Other witnesses connected to the Southworths had lied, John Singleton and William Alker claimed to the court that the now dead third Sir John had thought Jane was a witch and been so scared of her, that he would avoid passing her home, despite the fact that Sir John had died seventeen years earlier, whilst Jane was still a young girl growing up in a neighboring village.

Some admitted to lying, the Wonderful Discoverie of Witches read: ‘some that were present told his Lordship, [the Judge], the truth [and] all things were laid open at large.’

The trio were acquitted.

Many historians see this trial as too cut and shut to have been real. Bromley, eager for promotion, knew the evidence against the Samlesbury three was weak and probably used the trial as a means to demonize Catholicisim, a thesis presented by Rachel Hasted.

Much of Grace’s evidence was dismantled and it had always gone against the believed ideals and perceptions of British witchcraft held in James I’s Deamonologie. Witches couldn’t transform themselves into animals, the animals were familiars who came to them, creating a link between them and the devil.

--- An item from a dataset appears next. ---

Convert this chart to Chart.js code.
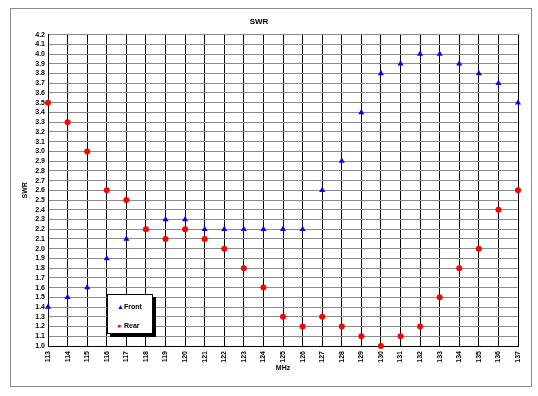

Similarly, they did cause death through physical acts, using a weapon but merely used the familiars to target and maim.

Bromley used the trial to his advantage and the root of the accusations were laid at the door of Grace who was denounced as the ‘perjuring tool of a Catholic priest.’

In short the trial had turned swiftly from one attacking witches to one condemning Catholics, further proof that the higher powers were able to manipulate the courts to curry favor and dictate outcomes that suited them.